Does everyone else know this already? I didn’t.
Tracking data reuse is important. Tracking data reuse is currently difficult. But people are working on processes and policies to make it easier in the future. Surely we just need repositories to assign dataset DOIs (or similar unique identifiers), investigators to start citing datasets as first-class entities using these unique identifiers, and then poof it will be as easy to track dataset citations as it currently is to track article citations.
The same tools will just work.
Or, naively, so I thought.
It turns out that our tools need to get on board. Right now, tracking dataset citations using common citation tracking tools doesn’t work. ISI Web of Science and Scopus? It looks like they strip DOIs and URLs out of citations as they import references into their database…. meaning that data citation identifiers fall through the cracks. In addition, ISI Web of Science only supports citation searches based on fields like author, journal, volume, etc. One cannot search across the whole reference field or by the DOI facet specifically. Arg.

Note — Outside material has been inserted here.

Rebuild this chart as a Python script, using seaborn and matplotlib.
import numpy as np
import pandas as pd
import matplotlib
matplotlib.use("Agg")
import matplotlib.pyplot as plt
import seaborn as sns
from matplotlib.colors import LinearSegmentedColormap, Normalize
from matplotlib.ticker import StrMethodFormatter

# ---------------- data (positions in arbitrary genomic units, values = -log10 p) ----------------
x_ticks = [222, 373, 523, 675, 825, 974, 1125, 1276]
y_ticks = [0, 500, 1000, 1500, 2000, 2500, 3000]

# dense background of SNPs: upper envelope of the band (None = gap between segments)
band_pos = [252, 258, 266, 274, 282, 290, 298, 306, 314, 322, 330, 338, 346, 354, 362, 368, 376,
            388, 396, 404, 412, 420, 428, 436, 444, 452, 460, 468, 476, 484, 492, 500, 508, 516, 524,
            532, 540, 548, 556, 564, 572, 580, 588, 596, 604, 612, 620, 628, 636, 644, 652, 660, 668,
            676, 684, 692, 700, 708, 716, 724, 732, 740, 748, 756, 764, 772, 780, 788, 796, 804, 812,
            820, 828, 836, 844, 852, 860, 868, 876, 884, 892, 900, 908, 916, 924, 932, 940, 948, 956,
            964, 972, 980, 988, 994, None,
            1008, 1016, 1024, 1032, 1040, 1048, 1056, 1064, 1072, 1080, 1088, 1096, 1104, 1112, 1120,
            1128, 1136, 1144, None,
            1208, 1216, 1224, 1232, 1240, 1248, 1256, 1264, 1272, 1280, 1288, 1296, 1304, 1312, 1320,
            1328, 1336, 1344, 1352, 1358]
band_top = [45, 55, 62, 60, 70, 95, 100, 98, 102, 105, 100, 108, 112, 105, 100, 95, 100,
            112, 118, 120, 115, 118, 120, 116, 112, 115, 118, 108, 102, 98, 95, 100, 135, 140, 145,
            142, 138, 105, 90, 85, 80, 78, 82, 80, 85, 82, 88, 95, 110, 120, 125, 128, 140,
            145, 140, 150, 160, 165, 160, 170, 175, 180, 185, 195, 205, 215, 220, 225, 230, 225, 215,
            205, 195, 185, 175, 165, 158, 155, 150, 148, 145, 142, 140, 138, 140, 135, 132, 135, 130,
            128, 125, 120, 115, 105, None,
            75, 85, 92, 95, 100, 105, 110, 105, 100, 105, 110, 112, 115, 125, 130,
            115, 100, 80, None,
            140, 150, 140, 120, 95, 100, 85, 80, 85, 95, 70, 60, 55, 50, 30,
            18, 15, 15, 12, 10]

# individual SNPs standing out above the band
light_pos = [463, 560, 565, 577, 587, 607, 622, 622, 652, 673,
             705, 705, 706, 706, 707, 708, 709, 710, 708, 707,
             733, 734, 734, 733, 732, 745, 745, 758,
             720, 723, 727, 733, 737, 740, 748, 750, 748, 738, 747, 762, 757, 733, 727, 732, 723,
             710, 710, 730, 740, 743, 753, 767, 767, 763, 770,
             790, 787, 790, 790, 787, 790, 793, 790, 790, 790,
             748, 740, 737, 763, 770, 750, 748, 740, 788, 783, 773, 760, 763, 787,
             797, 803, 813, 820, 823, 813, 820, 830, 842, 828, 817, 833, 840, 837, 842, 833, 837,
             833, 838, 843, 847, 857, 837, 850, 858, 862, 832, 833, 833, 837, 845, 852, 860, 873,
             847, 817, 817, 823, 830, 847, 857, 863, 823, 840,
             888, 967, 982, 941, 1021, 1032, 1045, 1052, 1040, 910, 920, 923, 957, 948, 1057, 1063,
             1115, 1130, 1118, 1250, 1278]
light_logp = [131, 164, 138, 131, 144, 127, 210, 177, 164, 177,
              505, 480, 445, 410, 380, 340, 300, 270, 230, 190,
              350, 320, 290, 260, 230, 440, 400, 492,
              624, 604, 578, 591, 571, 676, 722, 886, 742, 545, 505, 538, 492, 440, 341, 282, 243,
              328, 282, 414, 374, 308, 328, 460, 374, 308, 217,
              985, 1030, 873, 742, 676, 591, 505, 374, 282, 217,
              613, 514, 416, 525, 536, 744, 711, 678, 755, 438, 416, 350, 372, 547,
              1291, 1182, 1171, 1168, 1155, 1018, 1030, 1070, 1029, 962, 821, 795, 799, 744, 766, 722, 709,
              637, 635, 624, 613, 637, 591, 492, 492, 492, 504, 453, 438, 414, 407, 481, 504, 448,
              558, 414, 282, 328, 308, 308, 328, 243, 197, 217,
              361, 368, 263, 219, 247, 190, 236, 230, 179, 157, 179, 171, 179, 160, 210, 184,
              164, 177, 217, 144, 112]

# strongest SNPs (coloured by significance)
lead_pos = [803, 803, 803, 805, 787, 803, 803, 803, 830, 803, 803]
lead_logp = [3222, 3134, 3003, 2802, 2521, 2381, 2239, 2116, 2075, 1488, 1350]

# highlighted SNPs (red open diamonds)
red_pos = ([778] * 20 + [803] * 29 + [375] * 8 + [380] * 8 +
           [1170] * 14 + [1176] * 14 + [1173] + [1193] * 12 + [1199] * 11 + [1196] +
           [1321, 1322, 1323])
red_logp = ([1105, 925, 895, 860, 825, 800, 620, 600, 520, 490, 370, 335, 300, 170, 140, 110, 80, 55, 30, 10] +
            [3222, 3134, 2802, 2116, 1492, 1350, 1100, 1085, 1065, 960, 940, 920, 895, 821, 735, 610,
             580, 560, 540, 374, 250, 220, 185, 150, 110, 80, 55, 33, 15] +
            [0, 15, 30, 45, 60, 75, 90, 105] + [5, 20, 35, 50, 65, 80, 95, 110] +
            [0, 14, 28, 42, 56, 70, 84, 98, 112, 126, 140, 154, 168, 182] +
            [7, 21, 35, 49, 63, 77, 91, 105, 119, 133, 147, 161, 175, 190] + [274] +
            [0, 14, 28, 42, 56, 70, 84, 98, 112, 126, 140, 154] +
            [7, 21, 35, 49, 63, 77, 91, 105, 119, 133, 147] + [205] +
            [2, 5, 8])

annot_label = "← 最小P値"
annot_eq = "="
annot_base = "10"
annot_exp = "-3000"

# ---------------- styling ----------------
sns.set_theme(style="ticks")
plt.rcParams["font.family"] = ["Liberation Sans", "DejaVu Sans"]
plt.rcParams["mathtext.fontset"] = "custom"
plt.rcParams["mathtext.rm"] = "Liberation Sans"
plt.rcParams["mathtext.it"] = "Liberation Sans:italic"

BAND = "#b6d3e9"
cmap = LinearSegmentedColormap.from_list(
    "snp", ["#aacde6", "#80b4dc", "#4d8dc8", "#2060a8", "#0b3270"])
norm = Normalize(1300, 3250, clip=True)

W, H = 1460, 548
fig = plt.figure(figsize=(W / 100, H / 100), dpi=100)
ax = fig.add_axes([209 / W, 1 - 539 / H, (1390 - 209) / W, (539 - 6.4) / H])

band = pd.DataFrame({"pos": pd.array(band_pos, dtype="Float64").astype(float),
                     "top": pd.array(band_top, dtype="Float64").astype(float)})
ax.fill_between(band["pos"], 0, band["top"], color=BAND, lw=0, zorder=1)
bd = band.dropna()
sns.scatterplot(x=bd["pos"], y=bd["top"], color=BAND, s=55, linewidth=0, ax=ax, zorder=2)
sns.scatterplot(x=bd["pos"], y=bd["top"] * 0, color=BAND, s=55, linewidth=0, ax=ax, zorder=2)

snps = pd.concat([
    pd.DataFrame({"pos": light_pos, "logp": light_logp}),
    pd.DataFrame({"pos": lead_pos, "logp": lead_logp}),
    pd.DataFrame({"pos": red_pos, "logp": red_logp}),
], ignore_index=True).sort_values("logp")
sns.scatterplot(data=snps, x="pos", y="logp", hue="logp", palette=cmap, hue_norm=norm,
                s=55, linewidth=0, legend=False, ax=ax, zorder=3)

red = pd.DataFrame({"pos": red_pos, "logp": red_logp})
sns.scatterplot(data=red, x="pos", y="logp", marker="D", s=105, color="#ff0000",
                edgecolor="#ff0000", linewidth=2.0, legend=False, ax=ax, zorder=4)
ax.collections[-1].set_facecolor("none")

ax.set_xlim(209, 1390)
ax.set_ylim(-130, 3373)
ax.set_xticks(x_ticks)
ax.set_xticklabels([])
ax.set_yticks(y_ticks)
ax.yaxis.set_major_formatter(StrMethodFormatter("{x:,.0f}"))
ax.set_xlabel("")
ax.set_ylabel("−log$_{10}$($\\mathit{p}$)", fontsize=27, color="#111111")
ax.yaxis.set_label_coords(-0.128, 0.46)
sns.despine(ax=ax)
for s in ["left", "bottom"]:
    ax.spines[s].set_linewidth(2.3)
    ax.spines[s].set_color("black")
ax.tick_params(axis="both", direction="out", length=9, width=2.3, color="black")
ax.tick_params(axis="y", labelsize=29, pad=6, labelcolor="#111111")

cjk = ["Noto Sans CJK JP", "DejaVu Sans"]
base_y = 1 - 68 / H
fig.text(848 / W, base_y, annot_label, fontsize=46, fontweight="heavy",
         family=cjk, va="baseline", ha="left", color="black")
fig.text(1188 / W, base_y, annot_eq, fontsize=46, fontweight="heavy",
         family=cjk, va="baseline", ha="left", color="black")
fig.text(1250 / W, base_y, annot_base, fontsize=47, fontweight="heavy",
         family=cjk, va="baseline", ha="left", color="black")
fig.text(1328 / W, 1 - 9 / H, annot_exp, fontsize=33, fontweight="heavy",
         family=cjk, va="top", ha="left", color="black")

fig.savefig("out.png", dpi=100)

In my experience, the best way to track dataset DOIs right now is through Google Scholar. This is useful, but Google Scholar lacks well defined coverage and clean data export: it is not the robust solution we need.

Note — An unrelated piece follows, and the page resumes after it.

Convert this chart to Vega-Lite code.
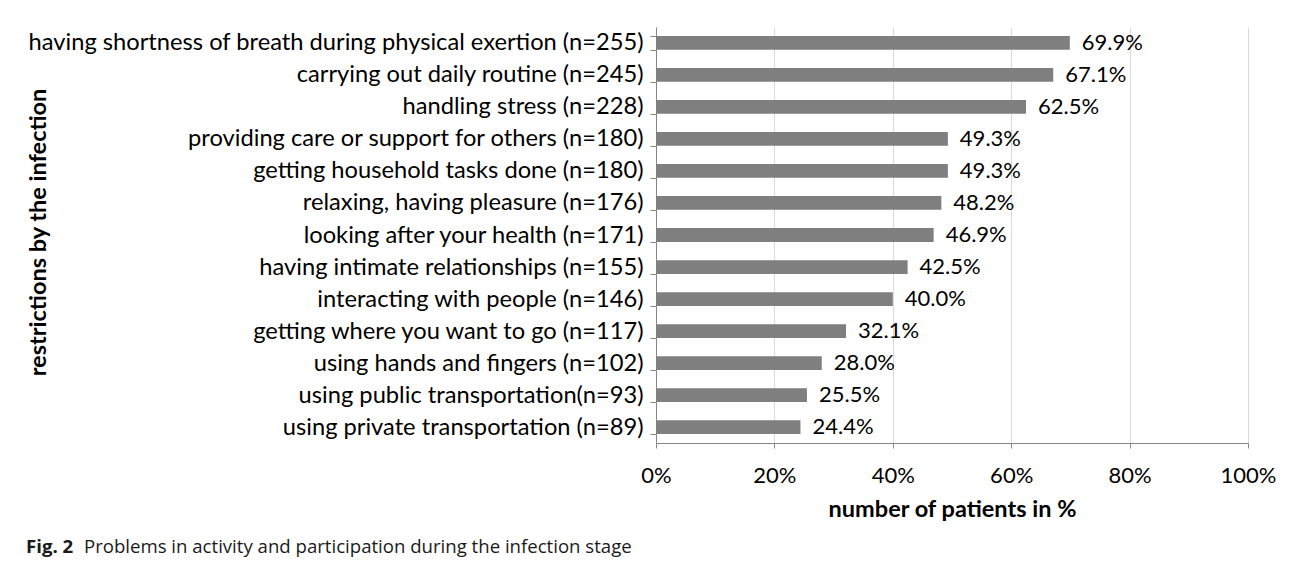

What can we do? Does anyone know the right people at Scopus and ISI Web of Science to contact? Or is it that the publishers aren’t sending them the correct info??? How does this process work? Is DataCite addressing this, and I should just be patient?
How can we make our voice heard by these tool makers?
Tracking unique identifiers in reference sections is important, and it needs to be supported ASAP.
To illustrate the issue, I attempted to track the datasets that have been assigned DOIs by Oak Ridge National Labs DAAC repository (more info on ORNL DAAC DOIs).
In Google Scholar
To begin, I searched Google Scholar for 10.3334/ORNLDAAC/*. At the time of my initial data collection this query returned 757 hits.
Most of these hits were to documents describing the creation of datasets. To exclude these and focus on data reuse and attribution, I excluded hits from the ORNL DAAC website itself: 10.3334/ORNLDAAC/* -site:ornl.gov. This returned 42 hits.
Bravo Google Scholar!
Unfortunately, this doesn’t constitute a robust solution for tracking data reuse. The scope of Google Scholar is not clear, so it isn’t well defined what reuses exist but are not returned by this search. It is searching in full text rather than just the references section: sometimes useful, but not what we intended. Furthermore, there is no way to easily download a complete set of citation information from the results page.
These features are strengths of the formal citation databases, ISI Web of Science and Scopus.
In ISI Web of Science
In trying to find the citations to DAAC datasets from ISI Web of Science, we get stuck before we even get started. How to search? The ISI reference documents that I’ve found don’t mention any way to search based on a DOI, or indeed any way to search the whole reference text in an unfaceted way:
I tried a few tags in case they were synonyms for dataset fields, but I didn’t find anything. For fun, I went digging to see if the DOIs are in the WoS database, even if I can’t search for them. Nope, the DOI and other identifying information is stripped out. For example, a citation shows up as this in the references section of a recent paper, the middle reference here by Randerson:
Tracking dataset citations in Scopus seemed more promising, since Scopus does indeed support searching by doi as well as by “All Fields”:
One hit! But only one.
What happened to all of the other hits???
As you may remember, Google Scholar found 42 hits. So I systematically went through each of the 42 hits to see if they were DOI mentions within references sections of papers indexed by Scopus, and if they were, why were the DOIs not found by the query. My quick investigation suggested that of the 42 Google Scholar hits, at least 14 hits were formal papers, indexed by Scopus, with a dataset DOI in the references section.
I investigated the “reference lists” of each of these 14 papers in Scopus (raw findings). The DOI did make it into the “references” Scopus view in at least 7 cases, but in all 14 cases the DOI was omitted from the formal citation view in the Scopus database.
Interestingly, there is the one case shown above where a DOI search managed to recover the dataset. I don’t know why or how that citation is special. More research is needed. And I’d love to add some screenshots to this section to show you what the reference list looks like and how it differs from the citation view in the Scopus database (or whatever those two views are called). Unfort my institutional affiliation with a Scopus subscription has lapsed, so alas I can’t pursue it at the moment.
Anyway. That is more detail than anyone really wanted, and a bit quick and dirty at that. But there you have it. My conclusion: tracking dataset citations using the common citation tracking tools doesn’t work.
The tools need to support data citation tracking.
Thanks to DataONE summer intern Valerie Enriquez for her work this summer on these broad issues!